According to University of Hawaiʻi System News, the Institute for Astronomy (IfA) announced the start of initial science operations on Tuesday and confirmed the project recently received $679,075 from the National Science Foundation and the Mt. Cuba Astronomical Foundation. That funding will help finish Robo‑AO‑2's full automation and support on‑telescope trials of a new adaptive secondary mirror.
How Robo‑AO‑2 Sharpens The Night Sky
Robo‑AO‑2 uses an eye‑safe ultraviolet laser guide star, a rapid wavefront sensor and a deformable mirror that adjusts in real time to correct atmospheric turbulence, as described by the Robo‑AO team on its website and in a recent commissioning preprint. Working together, these pieces let the instrument run robotically and deliver high‑cadence, near‑diffraction‑limited images, a sweet spot for quick follow‑up of transient events, high‑volume surveys and rapid vetting of exoplanet candidates, the team notes.
Testing An Adaptive Secondary Mirror
The new funding will also support trials of an adaptive secondary mirror that tackles turbulence directly at the telescope's secondary surface, a setup that can dramatically improve image quality, a press release via EurekAlert! explains. IfA scientists say the UH88 could become the first Maunakea telescope to host these novel actuators, offering a low‑risk way to validate the technology before it moves to much larger observatories.
Student Training And Habitable Worlds Prep
Graduate students are already in the mix. Guillaume Huber is using Robo‑AO‑2 to observe and vet target stars for NASA's future Habitable Worlds Observatory, Maui Now reports. For IfA, the UH 2.2‑meter serves as a hands‑on training ground where students help build, operate and fine‑tune instruments that will later head to larger facilities.
Small Telescope, Big Returns
Dropping cutting‑edge adaptive optics onto an older, smaller telescope is a conscious move to wring fresh science out of legacy hardware while training local engineers and astronomers. The UH88's long record of instrumentation innovation was recently honored as an IEEE Milestone, a nod to why the 2.2‑meter still matters as a testbed for ambitious optics work, Hawaii News Now reports.

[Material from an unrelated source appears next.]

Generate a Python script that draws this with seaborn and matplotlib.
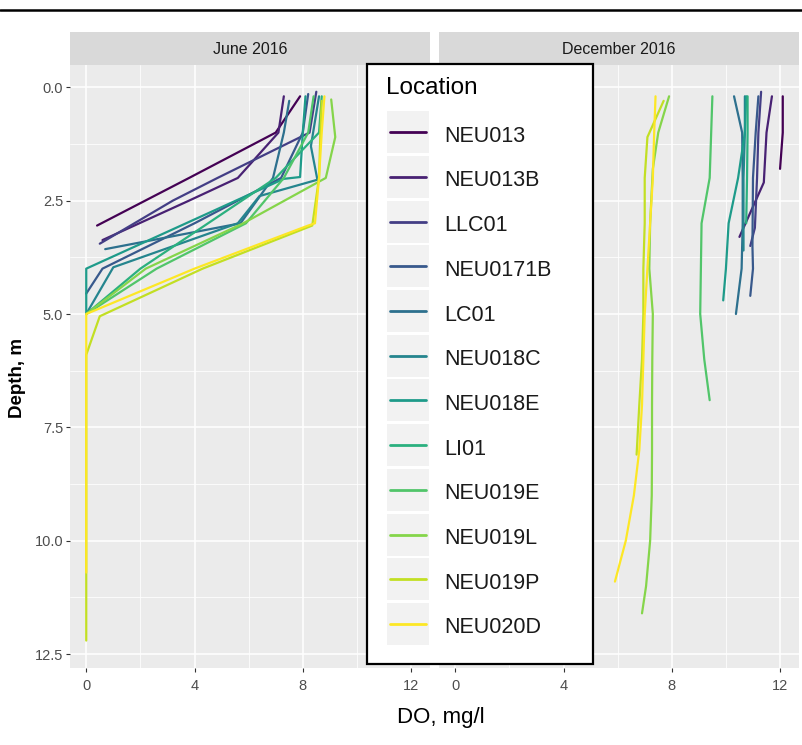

As Robo‑AO‑2 settles into its initial science run, it is expected to deliver a steady stream of sharper images for surveys, exoplanet checks and transient follow‑ups while IfA teams keep pushing its automation and detector performance. Observers say the project highlights a broader shift toward smarter, faster ground‑based imaging that complements major space missions and helps shape the next generation of large telescopes.